Back around Xmas a relative gifted me with a nice little micro flyer for indoor use. It was definitely a beautiful little plane… as a matter of fact it was something that I liked so much that I had purchased one for myself just weeks earlier! So back to local shop I went to make a trade… and on a whim I picked up a Mini Convergence VTOL from E-Flite.
I flew it a couple times over the winter at some of our indoor events but I was not about to try forward flight in the limited space available so it sat mostly unused through the winter and for most of the summer before I really recalled it was over there in the corner in a pile with my other indoor flyers! After I dug it out and charged some batteries I took it out to the field, rechecked all my programming to find the right switch setting to get into a forward flight mode and lifted off.
Forward flight mode went well and I was getting a pretty good handle on how the plane handled life as a fixed wing when the radio timer started warning me I should start to think about landing. I slowed a bit and then flipped the switch to go back to vertical flight mode when things started to get “interesting”.
The plane began to immediately flip end over end and no control input made a lot of difference. It didn’t fall very fast but all I could do was throttle down when the ground came up to grab the airplane.
Back on the bench here is a view of the culprit…
As you may have noticed there’s something missing on the rear motor… two things in fact. The prop and the spinner nut! No wonder if flipped end over end! There were also a couple of foam “piercings”. One in the wing and one in the canopy. Neither of those are any real concern.
Luckily the bird comes with two spare props. The rear prop, I found, is the same as the port/left prop. This has it’s pitch in what I would consider the “standard” direction for aircraft with a counterclockwise rotation creating rearward/downward thrust. Luckily, I just happened to have an aluminum prop nut/cone with the correct thread in the shop and the plane comes with one of each type of spare prop so that problem was quickly solved.
Unfortunately when I powered the plane back up I quickly found another issue. The port side motor did not rotate up into the same position as the starboard.

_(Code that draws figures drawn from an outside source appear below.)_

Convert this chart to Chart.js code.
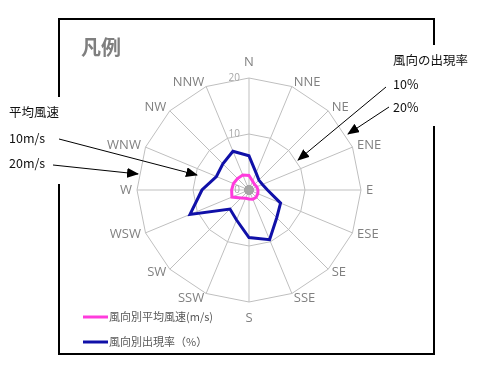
<!DOCTYPE html>
<html>
<head>
<meta charset="utf-8">
<script src="https://cdn.jsdelivr.net/npm/chart.js@4"></script>
<style>
  html, body { margin: 0; padding: 0; background: #fff; }
  #wrap { position: relative; width: 493px; height: 368px; overflow: hidden; }
  #chart { position: absolute; left: 0; top: 0; }
  svg { position: absolute; left: 0; top: 0; }
  .txt { position: absolute; font-family: "Noto Sans CJK JP", sans-serif; white-space: nowrap; line-height: 1; }
  .note { font-size: 12.5px; color: #111; }
  .title { font-size: 20px; font-weight: bold; color: #7f7f7f; }
  .leg { font-size: 11px; color: #595959; }
</style>
</head>
<body>
<div id="wrap">
  <canvas id="chart" width="493" height="368"></canvas>
  <svg width="493" height="368">
    <defs>
      <marker id="head" markerWidth="12" markerHeight="10" refX="11" refY="5" orient="auto" markerUnits="userSpaceOnUse">
        <path d="M0,0 L12,5 L0,10 z" fill="#000"/>
      </marker>
    </defs>
    <!-- frame with gaps -->
    <g stroke="#000" stroke-width="2" fill="none">
      <polyline points="59,97 59,19 434,19 434,45"/>
      <polyline points="434,126 434,354 59,354 59,184"/>
    </g>
    <!-- arrows -->
    <g stroke="#000" stroke-width="1" marker-end="url(#head)">
      <line x1="386" y1="87" x2="298" y2="160"/>
      <line x1="389" y1="107" x2="348" y2="134"/>
      <line x1="59" y1="139" x2="197" y2="175"/>
      <line x1="53" y1="165" x2="138" y2="174"/>
    </g>
    <!-- legend samples -->
    <line x1="83" y1="317" x2="108" y2="317" stroke="#ff3cdc" stroke-width="3"/>
    <line x1="83" y1="342" x2="108" y2="342" stroke="#1010a8" stroke-width="3"/>
  </svg>
  <div class="txt title" style="left:81px; top:37px;">凡例</div>
  <div class="txt note" style="left:393px; top:54px;">風向の出現率</div>
  <div class="txt note" style="left:393px; top:78px;">10%</div>
  <div class="txt note" style="left:393px; top:101px;">20%</div>
  <div class="txt note" style="left:9px; top:106px;">平均風速</div>
  <div class="txt note" style="left:9px; top:132px;">10m/s</div>
  <div class="txt note" style="left:9px; top:157px;">20m/s</div>
  <div class="txt leg" style="left:109px; top:311px;">風向別平均風速(m/s)</div>
  <div class="txt leg" style="left:109px; top:336px;">風向別出現率（%）</div>
</div>
<script>
const directions = ['N','NNE','NE','ENE','E','ESE','SE','SSE','S','SSW','SW','WSW','W','WNW','NW','NNW'];
const avgSpeed = [2.6, 1.7, 1.4, 1.5, 1.6, 1.7, 1.8, 1.8, 1.6, 1.6, 2.0, 3.3, 3.1, 3.0, 2.9, 2.9];
const frequency = [6.1, 3.3, 2.5, 2.6, 3.3, 6.1, 7.0, 9.6, 8.5, 5.8, 4.8, 11.4, 8.4, 6.3, 6.6, 7.5];
const tickValues = [0, 10, 20];
const centerDot = directions.map(d => 0);

// ticks left of the N axis, direction labels middle-aligned like the original
const scaleLabels = {
    id: 'scaleLabels',
    afterDatasetsDraw(chart) {
        let scale = chart.scales.r
        let ctx = chart.ctx
        ctx.save()
        ctx.font = '10px "Open Sans"'
        ctx.fillStyle = '#a6a6a6'
        ctx.textAlign = 'right'
        ctx.textBaseline = 'middle'
        tickValues.forEach(v => {
            let r = scale.getDistanceFromCenterForValue(v)
            ctx.fillText(String(v), scale.xCenter - 9, scale.yCenter - r)
        })
        ctx.font = '13px "Open Sans"'
        ctx.fillStyle = '#808080'
        directions.forEach((name, i) => {
            let pos = scale.getPointPosition(i, scale.drawingArea + 5)
            let dx = pos.x - scale.xCenter
            if (Math.abs(dx) < 1) {
                pos = scale.getPointPosition(i, scale.drawingArea + 16)
                ctx.textAlign = 'center'
            } else {
                ctx.textAlign = dx > 0 ? 'left' : 'right'
            }
            ctx.fillText(name, pos.x, pos.y)
        })
        ctx.restore()
    }
}

new Chart(document.getElementById('chart'), {
    type: 'radar',
    data: {
        labels: directions,
        datasets: [
            {
                label: '風向別平均風速(m/s)',
                data: avgSpeed,
                borderColor: '#ff3cdc',
                borderWidth: 3,
                fill: false,
                pointRadius: 0
            },
            {
                label: '風向別出現率（%）',
                data: frequency,
                borderColor: '#1010a8',
                borderWidth: 3,
                fill: false,
                pointRadius: 0
            },
            {
                label: 'center',
                data: centerDot,
                showLine: false,
                pointRadius: 4.5,
                pointBackgroundColor: '#a6a6a6',
                pointBorderWidth: 0
            }
        ]
    },
    options: {
        responsive: false,
        animation: false,
        layout: { padding: { left: 137, right: 132, top: 78, bottom: 66 } },
        plugins: { legend: { display: false }, tooltip: { enabled: false } },
        elements: { line: { tension: 0 } },
        scales: {
            r: {
                min: 0,
                max: 20,
                ticks: { display: false, stepSize: 10 },
                grid: { color: '#bfbfbf', lineWidth: 1 },
                angleLines: { color: '#bfbfbf', lineWidth: 1 },
                pointLabels: { display: false }
            }
        }
    },
    plugins: [scaleLabels]
})
</script>
</body>
</html>
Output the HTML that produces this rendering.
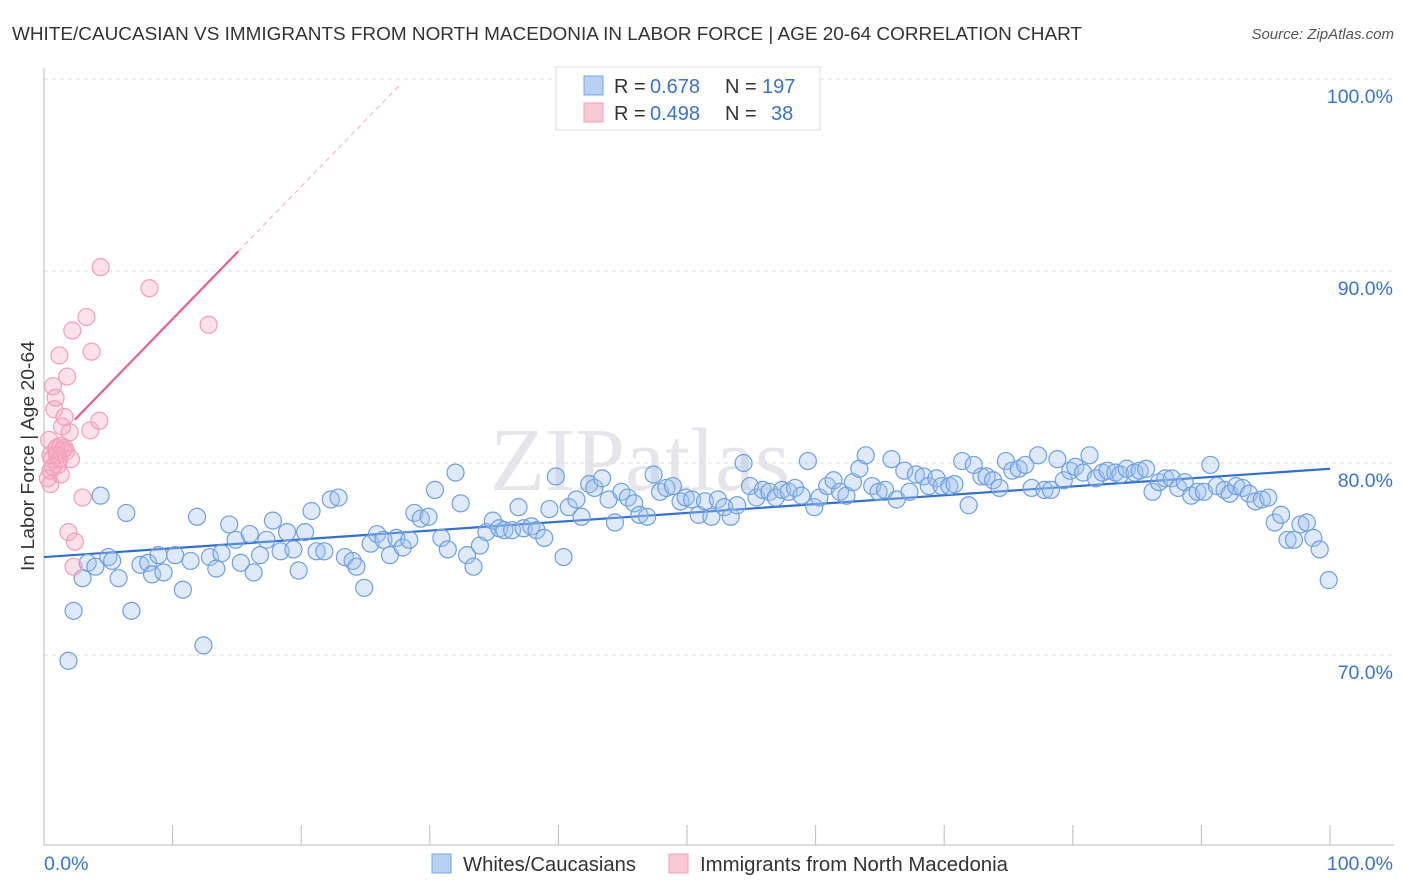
<!DOCTYPE html>
<html><head><meta charset="utf-8">
<style>
body{margin:0;background:#fff;font-family:"Liberation Sans",sans-serif;}
#wrap{position:relative;width:1406px;height:892px;overflow:hidden;}
</style></head>
<body>
<div id="wrap">
<svg id="chart" width="1406" height="892">
<text x="12" y="40" font-size="18.5" fill="#333" textLength="1070" lengthAdjust="spacingAndGlyphs">WHITE/CAUCASIAN VS IMMIGRANTS FROM NORTH MACEDONIA IN LABOR FORCE | AGE 20-64 CORRELATION CHART</text>
<text x="1394" y="39" font-size="15" fill="#555" text-anchor="end" font-style="italic">Source: ZipAtlas.com</text>
<text x="640" y="490" font-size="90" fill="#e6e6ea" text-anchor="middle" font-family="Liberation Serif,serif">ZIPatlas</text>
<g id="grid"></g>
<g id="axes"></g>
<g id="lines"></g>
<g id="pts"></g>
<text transform="translate(34,456) rotate(-90)" font-size="18.5" fill="#333" text-anchor="middle" textLength="230" lengthAdjust="spacingAndGlyphs">In Labor Force | Age 20-64</text>
<g>
<rect x="556" y="67" width="264" height="63" fill="#fff" stroke="#ddd"/>
<rect x="584" y="76" width="19" height="19" fill="#b8d0f4" stroke="#7aa6e6"/>
<text x="614" y="93" font-size="20" fill="#333">R = <tspan x="650" fill="#3b73c8">0.678</tspan><tspan x="725">N =</tspan><tspan x="762" fill="#3b73c8">197</tspan></text>
<rect x="584" y="103" width="19" height="19" fill="#f9c8d6" stroke="#f0a0b8"/>
<text x="614" y="120" font-size="20" fill="#333">R = <tspan x="650" fill="#3b73c8">0.498</tspan><tspan x="725">N =</tspan><tspan x="771" fill="#3b73c8">38</tspan></text>
</g>
<g>
<rect x="432" y="854" width="19" height="19" fill="#b8d0f4" stroke="#7aa6e6"/>
<text x="463" y="871" font-size="20" fill="#333" textLength="173" lengthAdjust="spacingAndGlyphs">Whites/Caucasians</text>
<rect x="669" y="854" width="19" height="19" fill="#f9c8d6" stroke="#f0a0b8"/>
<text x="700" y="871" font-size="20" fill="#333" textLength="308" lengthAdjust="spacingAndGlyphs">Immigrants from North Macedonia</text>
</g>
</svg>
</div>
<script>
const yTicks=[70,80,90,100];
const yTickLabels=["70.0%","80.0%","90.0%","100.0%"];
const xTicks=[0,10,20,30,40,50,60,70,80,90,100];
const blueX=[1.9,2.3,3.0,3.4,4.0,4.4,5.0,5.3,5.8,6.4,6.8,7.5,8.1,8.4,8.9,9.3,10.2,10.8,11.4,11.9,12.4,12.9,13.4,13.8,14.4,14.9,15.3,16.0,16.3,16.8,17.3,17.8,18.4,18.9,19.4,19.8,20.3,20.8,21.2,21.8,22.3,22.9,23.4,24.0,24.3,24.9,25.4,25.9,26.4,26.9,27.4,27.9,28.4,28.8,29.3,29.9,30.4,30.9,31.4,32.0,32.4,32.9,33.4,33.9,34.4,34.9,35.4,35.8,36.4,36.9,37.3,37.9,38.3,38.9,39.3,39.8,40.4,40.8,41.4,41.8,42.4,42.8,43.4,43.9,44.4,44.9,45.4,45.9,46.3,46.9,47.4,47.9,48.4,48.9,49.5,49.9,50.4,50.9,51.4,51.9,52.4,52.9,53.4,53.9,54.4,54.9,55.4,55.9,56.4,56.9,57.4,57.9,58.4,58.9,59.4,59.9,60.3,60.9,61.4,61.9,62.4,62.9,63.4,63.9,64.4,64.9,65.4,65.9,66.3,66.9,67.3,67.8,68.4,68.8,69.4,69.8,70.4,70.8,71.4,71.9,72.3,72.9,73.3,73.8,74.3,74.8,75.3,75.8,76.3,76.8,77.3,77.8,78.3,78.8,79.3,79.8,80.2,80.8,81.3,81.8,82.3,82.7,83.3,83.7,84.2,84.8,85.2,85.7,86.2,86.7,87.2,87.7,88.2,88.7,89.2,89.7,90.2,90.7,91.2,91.8,92.2,92.7,93.2,93.7,94.2,94.7,95.2,95.7,96.2,96.7,97.2,97.7,98.2,98.7,99.2,99.9];
const blueY=[69.7,72.3,74.0,74.8,74.6,78.3,75.1,74.9,74.0,77.4,72.3,74.7,74.8,74.2,75.2,74.3,75.2,73.4,74.9,77.2,70.5,75.1,74.5,75.3,76.8,76.0,74.8,76.3,74.3,75.2,76.0,77.0,75.4,76.4,75.5,74.4,76.4,77.5,75.4,75.4,78.1,78.2,75.1,74.9,74.6,73.5,75.8,76.3,76.0,75.2,76.1,75.6,76.0,77.4,77.1,77.2,78.6,76.1,75.5,79.5,77.9,75.2,74.6,75.7,76.4,77.0,76.6,76.5,76.5,77.7,76.6,76.7,76.5,76.1,77.6,79.3,75.1,77.7,78.1,77.2,78.9,78.7,79.2,78.1,76.9,78.5,78.2,77.9,77.3,77.2,79.4,78.5,78.7,78.8,78.0,78.2,78.1,77.3,78.0,77.2,78.1,77.7,77.2,77.8,80.0,78.8,78.2,78.6,78.5,78.2,78.6,78.5,78.7,78.3,80.1,77.7,78.2,78.8,79.1,78.5,78.3,79.0,79.7,80.4,78.8,78.5,78.6,80.2,78.1,79.6,78.5,79.4,79.3,78.8,79.2,78.8,78.8,78.9,80.1,77.8,79.9,79.3,79.3,79.1,78.7,80.1,79.6,79.7,79.9,78.7,80.4,78.6,78.6,80.2,79.1,79.6,79.8,79.5,80.4,79.2,79.5,79.6,79.5,79.4,79.7,79.5,79.6,79.7,78.5,79.0,79.2,79.2,78.7,79.0,78.3,78.5,78.5,79.9,78.8,78.6,78.4,78.8,78.7,78.4,78.0,78.1,78.2,76.9,77.3,76.0,76.0,76.8,76.9,76.1,75.5,73.9];
const pinkX=[0.4,0.5,0.5,0.5,0.6,0.7,0.8,0.9,0.9,1.0,1.1,1.2,1.2,1.3,1.4,1.5,1.6,1.6,1.7,1.8,1.9,2.0,2.1,2.2,2.3,2.4,3.0,3.3,3.6,3.7,4.3,4.4,8.2,12.8,1.3,1.0,0.7,0.3];
const pinkY=[81.2,78.9,80.4,79.6,80.2,84.0,82.8,80.7,83.4,80.8,79.9,80.2,85.6,79.4,81.9,80.7,82.4,80.8,80.6,84.5,76.4,81.6,80.2,86.9,74.6,75.9,78.2,87.6,81.7,85.8,82.2,90.2,89.1,87.2,80.9,80.4,79.8,79.2];
const blueTrend=[75.1,0.046]; // intercept, slope
const pinkTrend=[80.6,0.69];
const pinkSolidRange=[2.4,15.1];
const pinkDashEnd=27.8;

const X0=44,X1=1330,YB=845;
const sx=v=>X0+(X1-X0)*v/100;
const sy=v=>463-(v-80)*19.2;
const NS="http://www.w3.org/2000/svg";
function mk(tag,parent,attrs){const e=document.createElementNS(NS,tag);for(const k in attrs)e.setAttribute(k,attrs[k]);parent.appendChild(e);return e;}
const grid=document.getElementById('grid'),axes=document.getElementById('axes'),lines=document.getElementById('lines'),pts=document.getElementById('pts');
yTicks.forEach((t,i)=>{
  const l=mk('line',grid,{x1:X0,x2:1394,y1:sy(t),y2:sy(t),stroke:'#ddd','stroke-dasharray':'4,4'});
  
  
  const tx=mk('text',axes,{x:1393,y:sy(t)+24,'font-size':19.5,fill:'#3b73c8','text-anchor':'end'});
  tx.textContent=yTickLabels[i];
  
  
});
const ax=mk('line',axes,{x1:X0,x2:1394,y1:YB,y2:YB,stroke:'#bbb'});


const ay=mk('line',axes,{x1:X0,x2:X0,y1:68,y2:YB,stroke:'#bbb'});


xTicks.forEach(t=>{
  const l=mk('line',axes,{x1:sx(t),x2:sx(t),y1:YB-20,y2:YB,stroke:'#bbb'});
  
  
});
const xl0=mk('text',axes,{x:44,y:870,'font-size':19.5,fill:'#3b73c8'});xl0.textContent='0.0%';


const xl1=mk('text',axes,{x:1393,y:870,'font-size':19.5,fill:'#3b73c8','text-anchor':'end'});xl1.textContent='100.0%';



blueX.forEach((x,i)=>{
  const c=mk('circle',pts,{cx:sx(x),cy:sy(blueY[i]),r:8.5,fill:'rgba(160,195,240,0.35)',stroke:'#6f9fe0','stroke-width':1.2});
  
  
});
pinkX.forEach((x,i)=>{
  const c=mk('circle',pts,{cx:sx(x),cy:sy(pinkY[i]),r:8.5,fill:'rgba(245,170,195,0.35)',stroke:'#f0a0b8','stroke-width':1.2});
  
  
});
const bt=mk('line',lines,{x1:sx(0),y1:sy(blueTrend[0]),x2:sx(100),y2:sy(blueTrend[0]+100*blueTrend[1]),stroke:'#2f6fd6','stroke-width':2.2});


const pf=v=>pinkTrend[0]+pinkTrend[1]*v;
const pd=mk('line',lines,{x1:sx(pinkSolidRange[1]),y1:sy(pf(pinkSolidRange[1])),x2:sx(pinkDashEnd),y2:sy(pf(pinkDashEnd)),stroke:'#f0b0c4','stroke-width':1,'stroke-dasharray':'5,4'});


const ps=mk('line',lines,{x1:sx(pinkSolidRange[0]),y1:sy(pf(pinkSolidRange[0])),x2:sx(pinkSolidRange[1]),y2:sy(pf(pinkSolidRange[1])),stroke:'#e8608a','stroke-width':2.2});


</script>
</body></html>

I quickly realized something was not right with the servo that performed the “tilt” on that motor. Opening it up, you can see why.
To get this view I had to remove that servo which required removing a couple screws to get the servo unmounted and a few more to remove the plastic faring that covers the bottom of the boom. Also, I disconnected the linkage and finally I had to split the tape with a razor blade (careful not to cut wires) and once removed, open up the servo. Some of that disassembly is shown below.
Reassembly had to wait a couple weeks but was not particularly challenging. For once I didn’t lose any screws, linkage, etc. The only real gotcha was to make sure you have taken note of where and what orientation the plug goes into the receiver/main board and be sure to power up the aircraft and allow it to pivot the servo to the starting point so you can line up the servo arm on the new servo so that the two engines are pointed in the same direction for startup.
So, moral of the story. When you read on line that folks have had some issues with the prop nuts loosening up and you should check them before each flight… listen. For my part, I decided to do something to help the nuts stay in place so I put a bit of clear finger nail polish on the threads of all three of the motors before replacing and tightening them down. I find it works pretty well as a thread locker for such things without risking any damage to plastic (like the props). Some thread lock compounds have been known to make plastic brittle over time! It is also fairly easy to muscle the nuts back off with the finger nail polish but in my experience does a fair job of eliminating any loosening due to vibration and the like. IE it can broken free again but won’t generally fail under normal use.
I’ve made one flight since this repair and the aircraft did well. So if you have one of these, do yourself a favor. Go unscrew all three prop nuts and find some non-permanent thread lock (or raid the wife’s nail polish stash) and take out a little insurance.